* EXERCISE GOAL
In the records below, find the line that contains "Generate a Python" and the line that contains "y_ticks = [0, 10, 20, 30, 40, 50]"; write out exactly those two lines and everything between them, without the pictures.

* Data extracted from a collection
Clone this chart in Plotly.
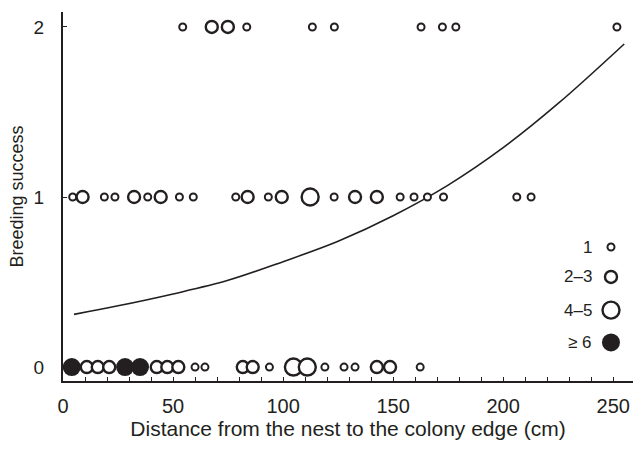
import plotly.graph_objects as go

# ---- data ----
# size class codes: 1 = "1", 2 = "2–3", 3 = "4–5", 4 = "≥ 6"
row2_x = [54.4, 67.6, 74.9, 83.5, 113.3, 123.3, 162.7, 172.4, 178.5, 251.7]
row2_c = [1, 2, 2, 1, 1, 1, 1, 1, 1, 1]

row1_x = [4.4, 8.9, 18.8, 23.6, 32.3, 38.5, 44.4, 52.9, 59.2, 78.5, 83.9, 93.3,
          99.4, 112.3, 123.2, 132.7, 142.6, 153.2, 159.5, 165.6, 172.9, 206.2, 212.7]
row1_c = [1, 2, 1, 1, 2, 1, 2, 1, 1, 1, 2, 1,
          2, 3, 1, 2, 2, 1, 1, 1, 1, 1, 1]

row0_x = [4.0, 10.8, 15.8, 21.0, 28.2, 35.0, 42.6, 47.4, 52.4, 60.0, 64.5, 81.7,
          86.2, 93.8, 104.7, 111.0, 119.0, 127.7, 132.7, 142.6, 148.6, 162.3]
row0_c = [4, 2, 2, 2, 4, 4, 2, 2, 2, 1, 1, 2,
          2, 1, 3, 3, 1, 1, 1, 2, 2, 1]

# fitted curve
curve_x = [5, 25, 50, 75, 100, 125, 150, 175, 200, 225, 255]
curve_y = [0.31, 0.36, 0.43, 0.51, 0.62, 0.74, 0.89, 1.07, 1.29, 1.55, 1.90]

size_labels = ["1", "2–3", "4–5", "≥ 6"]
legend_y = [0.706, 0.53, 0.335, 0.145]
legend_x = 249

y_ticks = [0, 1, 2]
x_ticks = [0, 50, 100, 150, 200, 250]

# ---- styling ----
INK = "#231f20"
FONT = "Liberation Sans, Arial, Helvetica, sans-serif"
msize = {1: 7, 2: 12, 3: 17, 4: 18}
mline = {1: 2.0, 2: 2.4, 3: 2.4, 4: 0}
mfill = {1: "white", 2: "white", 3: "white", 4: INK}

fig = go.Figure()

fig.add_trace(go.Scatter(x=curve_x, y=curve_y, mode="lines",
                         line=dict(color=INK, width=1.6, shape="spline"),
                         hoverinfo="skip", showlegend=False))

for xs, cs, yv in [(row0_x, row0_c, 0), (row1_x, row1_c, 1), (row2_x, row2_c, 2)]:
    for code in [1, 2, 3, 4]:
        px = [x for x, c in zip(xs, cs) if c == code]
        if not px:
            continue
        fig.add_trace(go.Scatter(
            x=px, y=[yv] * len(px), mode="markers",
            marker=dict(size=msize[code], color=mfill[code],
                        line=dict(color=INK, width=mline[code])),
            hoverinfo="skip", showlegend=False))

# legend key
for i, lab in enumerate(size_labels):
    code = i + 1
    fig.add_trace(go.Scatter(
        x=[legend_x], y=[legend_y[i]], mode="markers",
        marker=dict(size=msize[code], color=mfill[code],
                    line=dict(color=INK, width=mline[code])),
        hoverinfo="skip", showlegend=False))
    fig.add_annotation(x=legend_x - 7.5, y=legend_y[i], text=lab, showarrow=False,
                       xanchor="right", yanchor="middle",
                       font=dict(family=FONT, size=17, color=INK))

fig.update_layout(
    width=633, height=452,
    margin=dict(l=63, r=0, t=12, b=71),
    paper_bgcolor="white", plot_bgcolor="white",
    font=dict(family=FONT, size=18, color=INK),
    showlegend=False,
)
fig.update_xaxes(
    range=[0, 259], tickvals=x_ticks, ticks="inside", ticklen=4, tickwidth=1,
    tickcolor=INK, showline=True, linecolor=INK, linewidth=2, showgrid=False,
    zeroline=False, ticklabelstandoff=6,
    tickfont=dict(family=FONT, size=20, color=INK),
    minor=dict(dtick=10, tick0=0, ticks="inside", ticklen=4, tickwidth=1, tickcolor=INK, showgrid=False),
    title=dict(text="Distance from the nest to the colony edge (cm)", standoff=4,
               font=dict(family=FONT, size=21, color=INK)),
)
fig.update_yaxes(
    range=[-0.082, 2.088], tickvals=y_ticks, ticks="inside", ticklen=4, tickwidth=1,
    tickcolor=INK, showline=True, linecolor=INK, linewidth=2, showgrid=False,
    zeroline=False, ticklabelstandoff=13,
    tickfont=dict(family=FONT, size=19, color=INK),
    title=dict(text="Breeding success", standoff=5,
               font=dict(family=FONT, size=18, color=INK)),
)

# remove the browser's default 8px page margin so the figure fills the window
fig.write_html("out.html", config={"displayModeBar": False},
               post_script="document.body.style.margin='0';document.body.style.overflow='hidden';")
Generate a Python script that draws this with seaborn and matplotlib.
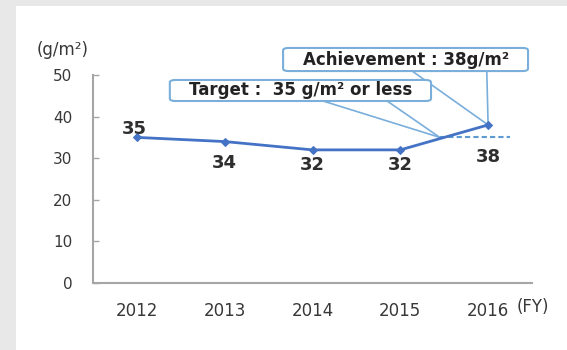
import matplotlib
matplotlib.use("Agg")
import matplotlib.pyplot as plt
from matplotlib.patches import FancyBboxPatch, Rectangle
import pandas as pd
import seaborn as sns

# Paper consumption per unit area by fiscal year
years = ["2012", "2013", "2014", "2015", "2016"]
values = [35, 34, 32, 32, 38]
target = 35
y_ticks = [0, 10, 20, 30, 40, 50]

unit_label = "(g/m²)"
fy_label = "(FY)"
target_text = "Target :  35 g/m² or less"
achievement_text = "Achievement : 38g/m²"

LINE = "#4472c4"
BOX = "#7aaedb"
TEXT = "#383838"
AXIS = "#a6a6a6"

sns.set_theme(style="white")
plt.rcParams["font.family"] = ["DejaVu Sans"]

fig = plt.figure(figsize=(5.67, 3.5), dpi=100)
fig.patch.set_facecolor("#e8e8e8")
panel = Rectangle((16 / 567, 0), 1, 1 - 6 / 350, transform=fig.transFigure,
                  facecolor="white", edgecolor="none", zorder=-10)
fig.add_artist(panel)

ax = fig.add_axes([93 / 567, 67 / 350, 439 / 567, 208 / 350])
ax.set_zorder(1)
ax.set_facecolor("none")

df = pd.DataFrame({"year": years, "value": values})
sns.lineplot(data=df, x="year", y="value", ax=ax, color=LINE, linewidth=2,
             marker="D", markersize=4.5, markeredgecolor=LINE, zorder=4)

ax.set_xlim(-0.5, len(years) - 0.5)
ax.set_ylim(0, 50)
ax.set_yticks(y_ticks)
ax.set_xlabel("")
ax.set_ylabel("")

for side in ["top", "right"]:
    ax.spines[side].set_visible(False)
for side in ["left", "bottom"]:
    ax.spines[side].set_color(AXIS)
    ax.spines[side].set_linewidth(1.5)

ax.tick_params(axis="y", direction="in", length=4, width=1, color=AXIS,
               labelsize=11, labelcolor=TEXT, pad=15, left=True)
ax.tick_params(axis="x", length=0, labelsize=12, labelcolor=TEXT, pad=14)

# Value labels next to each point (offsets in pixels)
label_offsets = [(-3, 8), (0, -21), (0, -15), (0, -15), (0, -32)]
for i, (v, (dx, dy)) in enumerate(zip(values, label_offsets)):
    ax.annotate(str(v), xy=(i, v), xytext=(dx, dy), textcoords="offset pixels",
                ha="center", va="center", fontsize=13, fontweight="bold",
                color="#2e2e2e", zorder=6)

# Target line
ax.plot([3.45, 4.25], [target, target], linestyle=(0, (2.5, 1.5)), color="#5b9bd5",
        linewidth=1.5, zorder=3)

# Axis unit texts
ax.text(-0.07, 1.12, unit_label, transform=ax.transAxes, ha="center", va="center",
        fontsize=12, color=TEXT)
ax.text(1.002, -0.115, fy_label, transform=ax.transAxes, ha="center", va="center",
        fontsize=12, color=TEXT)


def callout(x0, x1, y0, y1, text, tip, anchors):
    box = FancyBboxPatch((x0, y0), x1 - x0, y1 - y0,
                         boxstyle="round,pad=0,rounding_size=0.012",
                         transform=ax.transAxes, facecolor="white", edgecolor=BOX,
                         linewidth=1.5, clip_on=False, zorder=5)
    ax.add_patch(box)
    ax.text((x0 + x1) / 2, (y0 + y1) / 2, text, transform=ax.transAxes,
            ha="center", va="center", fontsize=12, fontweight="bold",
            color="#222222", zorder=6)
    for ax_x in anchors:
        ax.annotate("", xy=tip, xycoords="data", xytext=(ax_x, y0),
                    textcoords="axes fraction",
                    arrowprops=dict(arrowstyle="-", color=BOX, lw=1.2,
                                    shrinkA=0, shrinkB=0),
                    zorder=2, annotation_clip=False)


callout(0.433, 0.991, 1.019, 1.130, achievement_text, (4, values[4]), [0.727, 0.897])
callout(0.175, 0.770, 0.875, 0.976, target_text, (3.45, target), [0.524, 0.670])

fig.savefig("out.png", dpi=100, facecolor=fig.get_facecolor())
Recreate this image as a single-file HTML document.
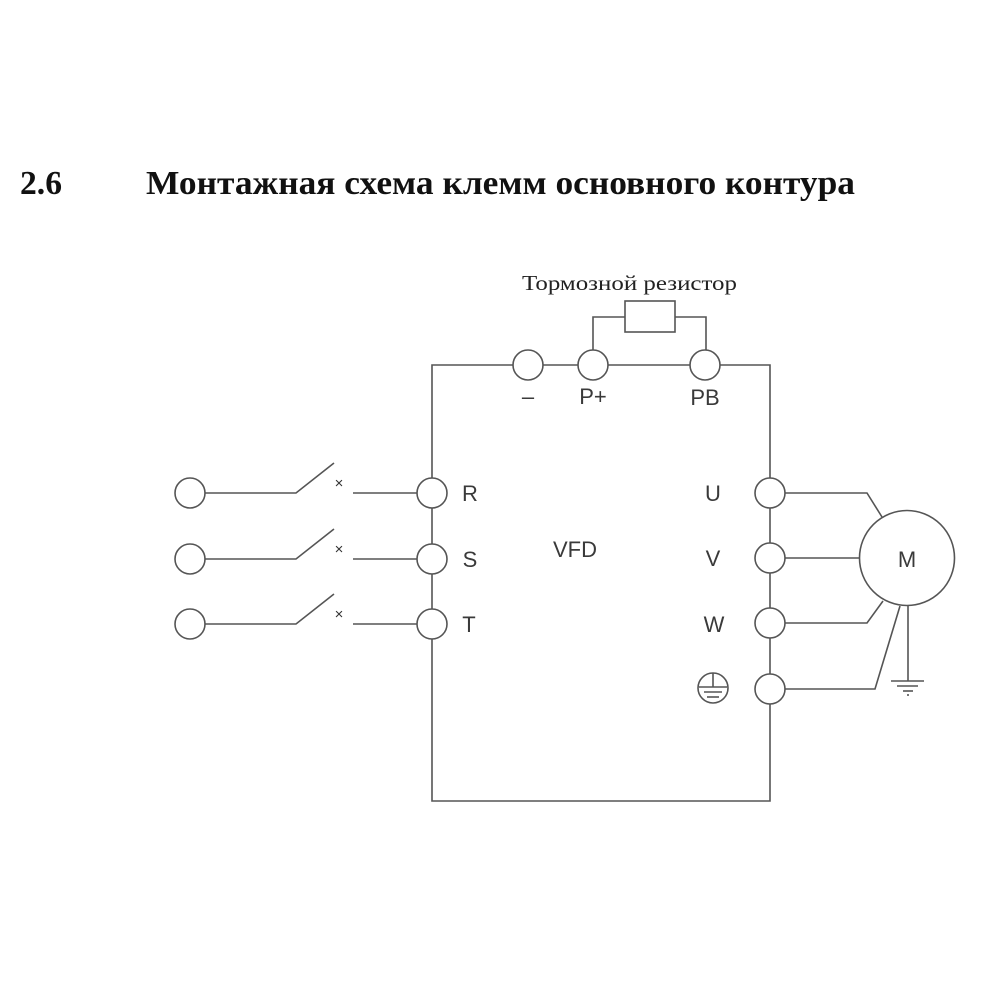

* EXERCISE SOLUTION
Generate a Python script that draws this with seaborn and matplotlib.
import matplotlib
matplotlib.use("Agg")
import matplotlib.pyplot as plt
from matplotlib.patches import FancyBboxPatch, Rectangle
import pandas as pd
import seaborn as sns

# Paper consumption per unit area by fiscal year
years = ["2012", "2013", "2014", "2015", "2016"]
values = [35, 34, 32, 32, 38]
target = 35
y_ticks = [0, 10, 20, 30, 40, 50]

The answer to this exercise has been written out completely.